Exercise brief:
Please retype the records below exactly, leaving out any pictures.

[Stored entries]

· · · · · · ·

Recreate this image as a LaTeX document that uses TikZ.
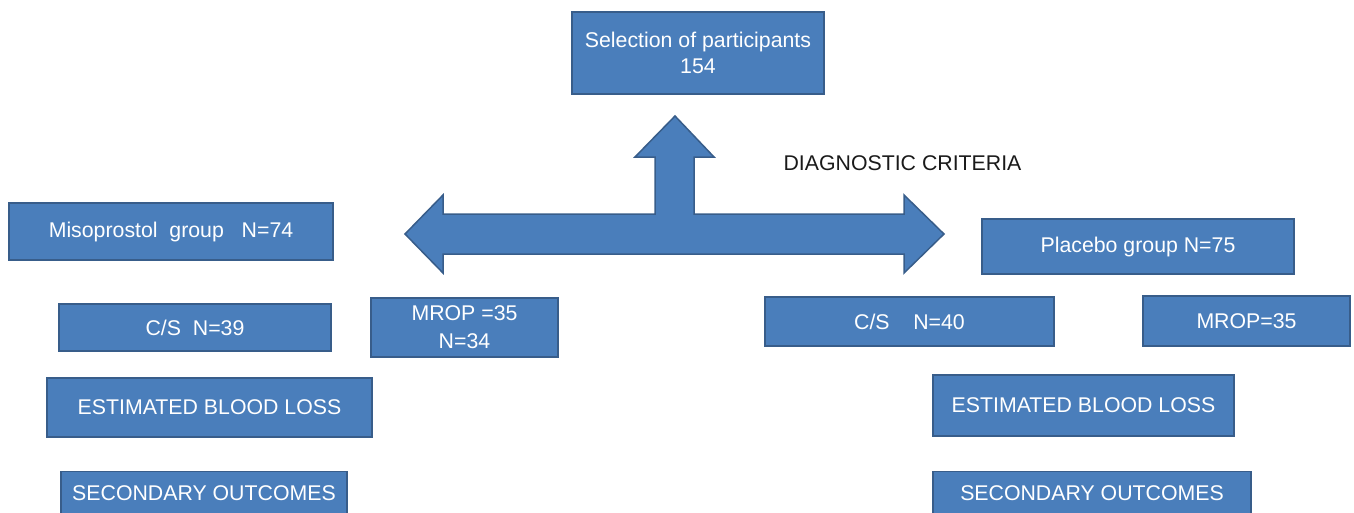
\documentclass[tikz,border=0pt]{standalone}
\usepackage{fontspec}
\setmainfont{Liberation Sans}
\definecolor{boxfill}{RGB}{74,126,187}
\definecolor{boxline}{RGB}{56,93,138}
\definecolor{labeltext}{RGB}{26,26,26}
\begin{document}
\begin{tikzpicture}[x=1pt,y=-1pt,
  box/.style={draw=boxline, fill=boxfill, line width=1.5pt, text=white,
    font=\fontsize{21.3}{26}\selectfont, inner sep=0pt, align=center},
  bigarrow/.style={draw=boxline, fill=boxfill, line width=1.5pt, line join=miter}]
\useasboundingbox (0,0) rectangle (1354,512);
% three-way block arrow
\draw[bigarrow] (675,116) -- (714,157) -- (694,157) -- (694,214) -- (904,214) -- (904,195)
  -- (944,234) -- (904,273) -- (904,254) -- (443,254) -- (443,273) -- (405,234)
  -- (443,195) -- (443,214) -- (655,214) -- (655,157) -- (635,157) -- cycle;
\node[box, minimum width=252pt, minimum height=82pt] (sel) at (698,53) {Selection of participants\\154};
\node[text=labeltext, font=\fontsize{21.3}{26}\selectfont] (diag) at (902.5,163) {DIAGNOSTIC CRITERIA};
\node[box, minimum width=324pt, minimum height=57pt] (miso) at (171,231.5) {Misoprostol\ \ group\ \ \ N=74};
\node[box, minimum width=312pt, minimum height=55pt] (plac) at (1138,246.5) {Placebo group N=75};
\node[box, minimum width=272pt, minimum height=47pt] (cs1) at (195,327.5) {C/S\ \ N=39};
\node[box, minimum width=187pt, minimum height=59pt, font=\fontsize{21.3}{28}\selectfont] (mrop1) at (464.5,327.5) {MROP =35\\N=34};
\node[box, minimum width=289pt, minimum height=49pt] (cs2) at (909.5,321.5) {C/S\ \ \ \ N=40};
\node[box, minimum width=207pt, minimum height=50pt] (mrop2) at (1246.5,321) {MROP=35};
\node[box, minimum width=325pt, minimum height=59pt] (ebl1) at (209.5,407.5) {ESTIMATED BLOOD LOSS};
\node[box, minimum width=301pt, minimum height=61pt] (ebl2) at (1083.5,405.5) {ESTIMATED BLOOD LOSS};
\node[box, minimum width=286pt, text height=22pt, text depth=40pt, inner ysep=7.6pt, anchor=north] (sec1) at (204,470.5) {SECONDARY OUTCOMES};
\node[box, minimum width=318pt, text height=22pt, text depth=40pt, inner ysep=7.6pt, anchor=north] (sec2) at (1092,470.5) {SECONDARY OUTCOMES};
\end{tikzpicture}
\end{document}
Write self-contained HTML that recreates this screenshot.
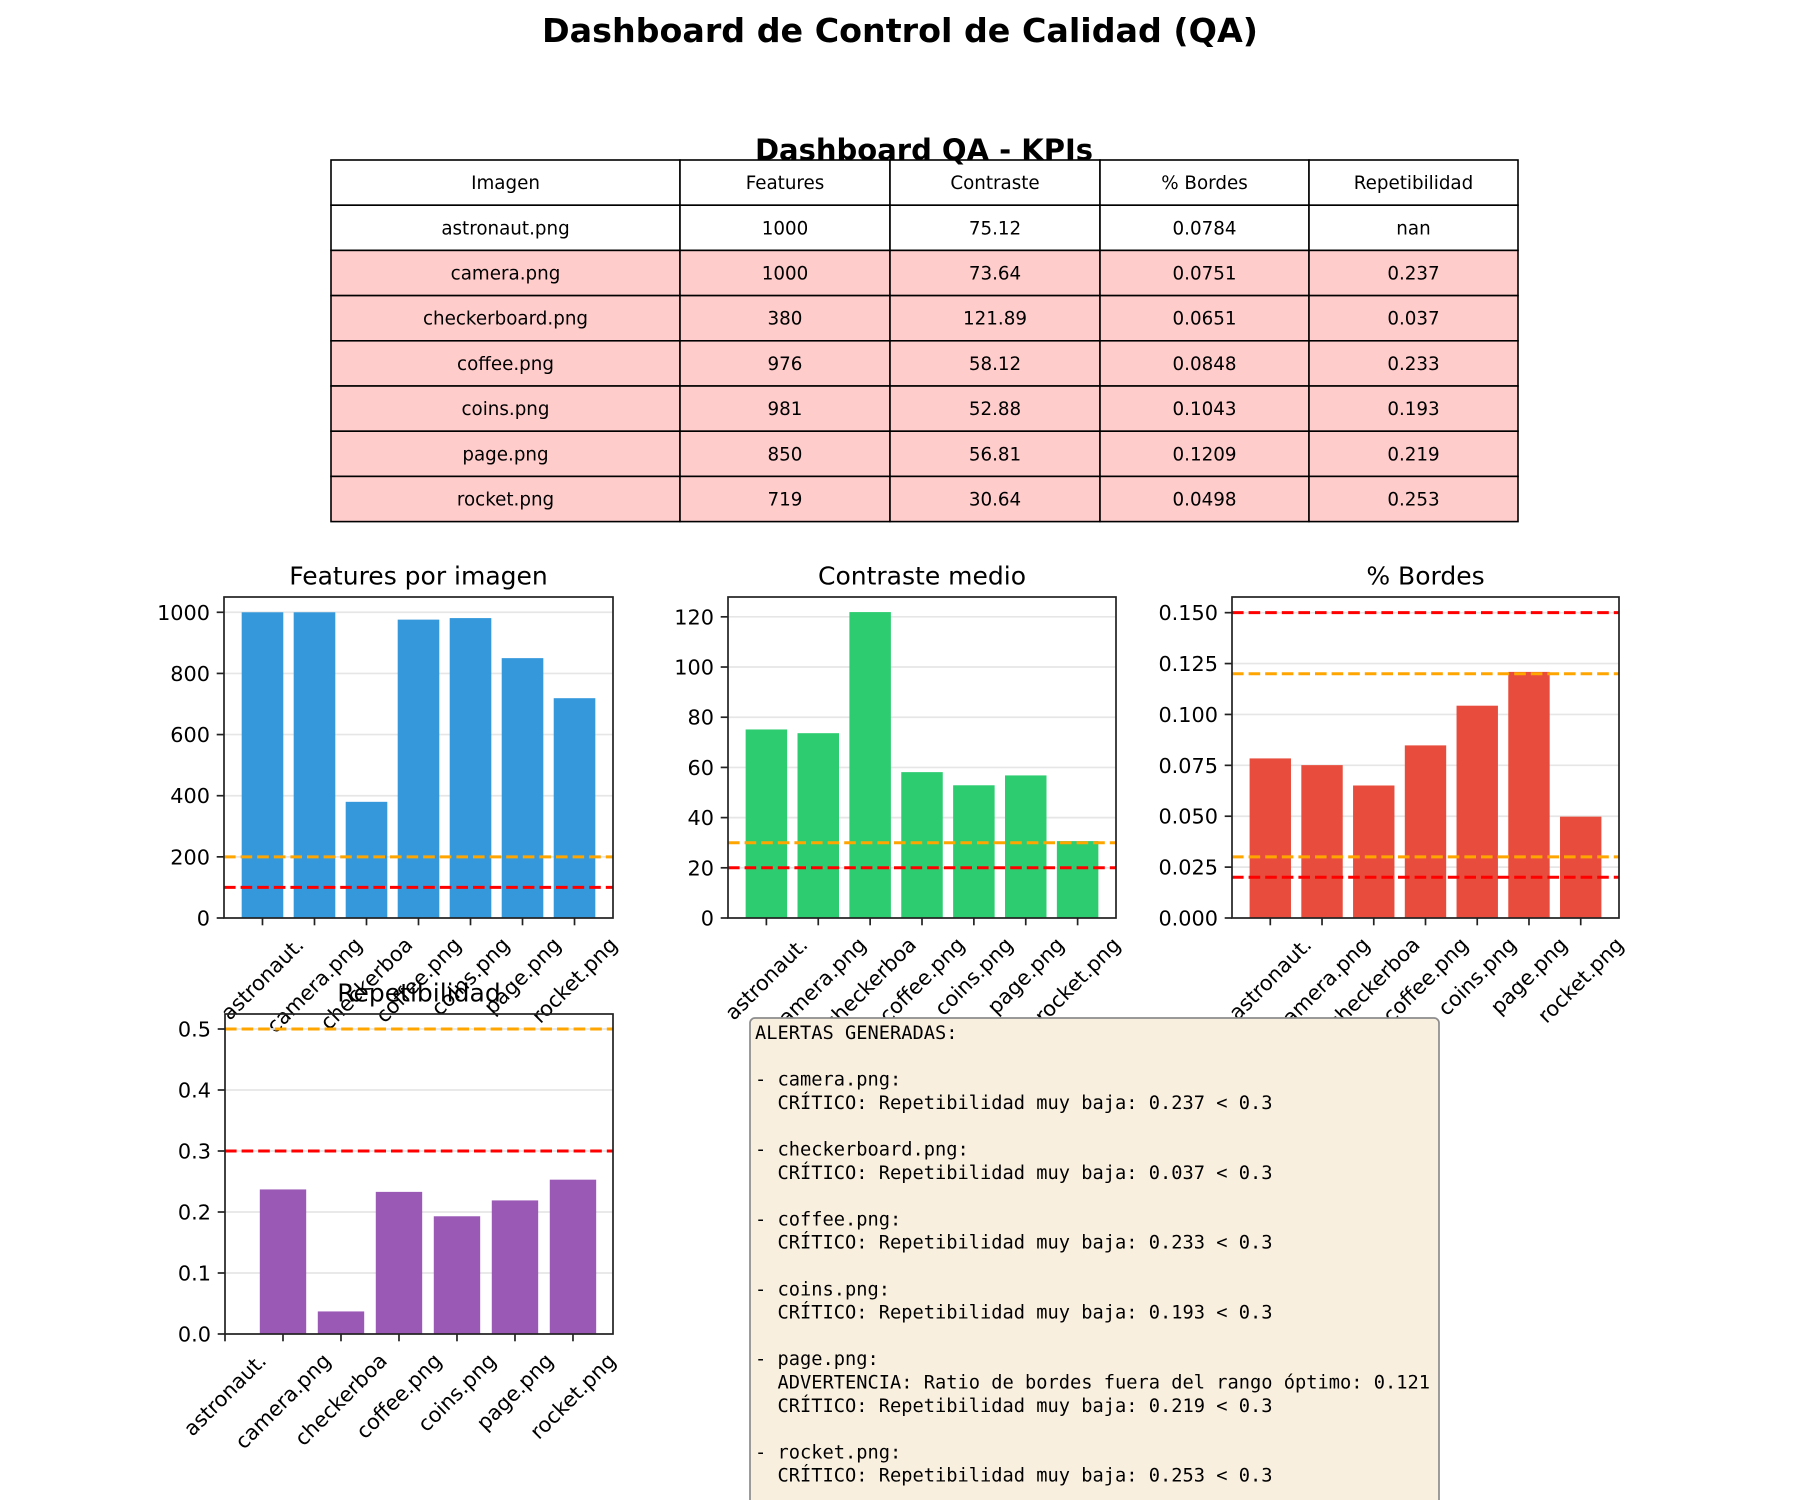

· · · · · · ·

Task response:
Recreate this image as a LaTeX document that uses TikZ.
\documentclass[tikz,border=0pt]{standalone}
\usepackage{fontspec}
\setmainfont{Liberation Sans}
\definecolor{boxfill}{RGB}{74,126,187}
\definecolor{boxline}{RGB}{56,93,138}
\definecolor{labeltext}{RGB}{26,26,26}
\begin{document}
\begin{tikzpicture}[x=1pt,y=-1pt,
  box/.style={draw=boxline, fill=boxfill, line width=1.5pt, text=white,
    font=\fontsize{21.3}{26}\selectfont, inner sep=0pt, align=center},
  bigarrow/.style={draw=boxline, fill=boxfill, line width=1.5pt, line join=miter}]
\useasboundingbox (0,0) rectangle (1354,512);
% three-way block arrow
\draw[bigarrow] (675,116) -- (714,157) -- (694,157) -- (694,214) -- (904,214) -- (904,195)
  -- (944,234) -- (904,273) -- (904,254) -- (443,254) -- (443,273) -- (405,234)
  -- (443,195) -- (443,214) -- (655,214) -- (655,157) -- (635,157) -- cycle;
\node[box, minimum width=252pt, minimum height=82pt] (sel) at (698,53) {Selection of participants\\154};
\node[text=labeltext, font=\fontsize{21.3}{26}\selectfont] (diag) at (902.5,163) {DIAGNOSTIC CRITERIA};
\node[box, minimum width=324pt, minimum height=57pt] (miso) at (171,231.5) {Misoprostol\ \ group\ \ \ N=74};
\node[box, minimum width=312pt, minimum height=55pt] (plac) at (1138,246.5) {Placebo group N=75};
\node[box, minimum width=272pt, minimum height=47pt] (cs1) at (195,327.5) {C/S\ \ N=39};
\node[box, minimum width=187pt, minimum height=59pt, font=\fontsize{21.3}{28}\selectfont] (mrop1) at (464.5,327.5) {MROP =35\\N=34};
\node[box, minimum width=289pt, minimum height=49pt] (cs2) at (909.5,321.5) {C/S\ \ \ \ N=40};
\node[box, minimum width=207pt, minimum height=50pt] (mrop2) at (1246.5,321) {MROP=35};
\node[box, minimum width=325pt, minimum height=59pt] (ebl1) at (209.5,407.5) {ESTIMATED BLOOD LOSS};
\node[box, minimum width=301pt, minimum height=61pt] (ebl2) at (1083.5,405.5) {ESTIMATED BLOOD LOSS};
\node[box, minimum width=286pt, text height=22pt, text depth=40pt, inner ysep=7.6pt, anchor=north] (sec1) at (204,470.5) {SECONDARY OUTCOMES};
\node[box, minimum width=318pt, text height=22pt, text depth=40pt, inner ysep=7.6pt, anchor=north] (sec2) at (1092,470.5) {SECONDARY OUTCOMES};
\end{tikzpicture}
\end{document}
Write self-contained HTML that recreates this screenshot.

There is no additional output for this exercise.